Kokuşmuş Saray rejimi icraatları ve yaydığı propaganda ile felaketi yaşayan insanlara mealen şunları söylüyor: “Yakınlarınızın ölmesine sebep olduk, depremde sizi enkaz altında bıraktı, çadır ve temel insani ihtiyaçlarınızı karşılamadık, ama bakın size lüks konut inşa ediyoruz, buna şükredin ve bize oy verin…”

Rejimin Saray’daki ağa babaları ile 20 yılda yaratılan kanlı rant bataklığından beslenen birtakım hilkat garibeleri, halen de saltanatın devamı ve yeni rantlara el koyma derdindeler. Bunun dışında hiçbir şey onları zerre kadar ilgilendirmiyor.
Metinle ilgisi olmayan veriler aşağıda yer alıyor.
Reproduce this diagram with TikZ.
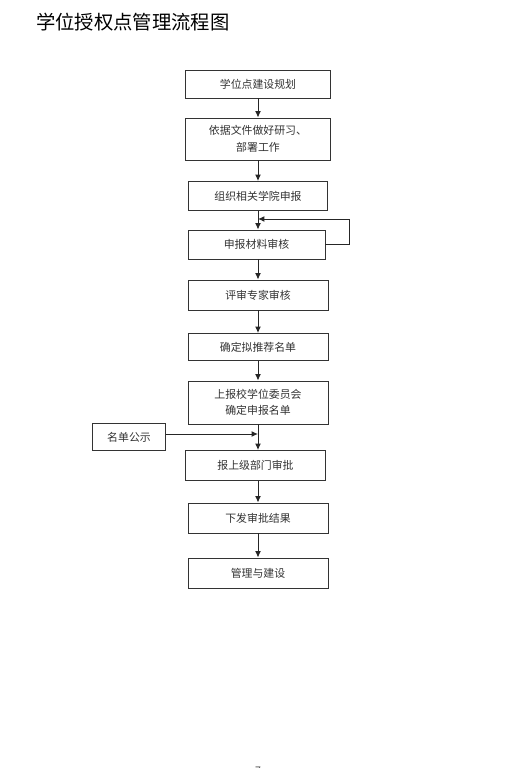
\documentclass[tikz,border=0pt]{standalone}
\usepackage{fontspec}
\setmainfont{Noto Sans CJK SC}
\usepackage{tikz}
\usepackage{xcolor}
\usetikzlibrary{positioning, calc, arrows.meta}

\begin{document}
\begin{tikzpicture}[x=0.03cm, y=-0.03cm,
    box/.style={draw=black!80, line width=0.75pt, fill=white, text=black!80, align=center,
        inner sep=0pt, font=\fontsize{9.3}{14}\selectfont},
    arr/.style={-{Latex[length=5.5pt,width=5pt]}, line width=0.85pt, draw=black!85}]
        \useasboundingbox (0,0) rectangle (516,768);
        \node[anchor=west, font=\fontsize{16.5}{20}\selectfont] (title) at (32,22) {学位授权点管理流程图};
        % main column
        \node[box, text width=4.35cm, minimum height=0.84cm] (b1) at (258,84) {学位点建设规划};
        \node[box, text width=4.35cm, minimum height=1.26cm] (b2) at (258,139) {依据文件做好研习、\\部署工作};
        \node[box, text width=4.17cm, minimum height=0.87cm] (b3) at (258,196) {组织相关学院申报};
        \node[box, text width=4.11cm, minimum height=0.87cm] (b4) at (256.5,244.5) {申报材料审核};
        \node[box, text width=4.2cm, minimum height=0.9cm] (b5) at (258,295) {评审专家审核};
        \node[box, text width=4.2cm, minimum height=0.81cm] (b6) at (258,347) {确定拟推荐名单};
        \node[box, text width=4.2cm, minimum height=1.29cm] (b7) at (258,402.5) {上报校学位委员会\\确定申报名单};
        \node[box, text width=2.19cm, minimum height=0.81cm] (b8) at (129,437) {名单公示};
        \node[box, text width=4.2cm, minimum height=0.9cm] (b9) at (255.5,465.5) {报上级部门审批};
        \node[box, text width=4.2cm, minimum height=0.9cm] (b10) at (258,518) {下发审批结果};
        \node[box, text width=4.2cm, minimum height=0.9cm] (b11) at (258,573) {管理与建设};
        \coordinate (lp) at (258,219);
        \coordinate (gs) at (258,434);
        \draw[arr] (b1) -- (b2);
        \draw[arr] (b2) -- (b3);
        \draw[arr] (b3.south -| lp) -- (b4.north -| lp);
        \draw[arr] (b4.east) -- (349,244.5) |- (lp);
        \draw[arr] (b4.south -| lp) -- (b5.north -| lp);
        \draw[arr] (b5) -- (b6);
        \draw[arr] (b6) -- (b7);
        \draw[arr] (b7.south -| lp) -- (b9.north -| lp);
        \draw[arr] (b8.east |- gs) -- (gs);
        \draw[arr] (b9.south -| lp) -- (b10.north -| lp);
        \draw[arr] (b10) -- (b11);
        \node[font=\fontsize{9}{10}\selectfont, text=black!70] (pg) at (258,771) {7};
    \end{tikzpicture}
\end{document}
Söyledikleri her söz, attıkları her adım, tasarladıkları proje, kafa yordukları her nokta ve daha pek çok kepazeliği, tam da bir ölüm ve rant çarkına dayanan Saray rejimini korumak için yapıyorlar.

AKP-MHP koalisyonun 6 Şubat’tan bu yana kadarki icraatları, tehdit/hakaret/küfür dolu nutukları, yaydıkları kirli propagandaları vb., siyasi/ideolojik görüş bir yana, en küçük bir insani değer kırıntısı taşıyanları bile tiksindirecek türdendir. Bu kadarını yapabilmeleri, sermaye sınıfının organik bir parçası olmaları ve dinci-faşist ideolojinin temsilcisi olmaları sayesinde mümkün olmaktadır. Bu kadar ucubeleşen bu türden hilkat garibeleri ancak kapitalizm bataklığında üreyebilirdi. Bu kokuşmuş rejimi yıkıp, kapitalizm bataklığını kurutmaya başlamadan, yazık ki, emekçilerin felaketlerden kurtulmaları da mümkün olmayacaktır.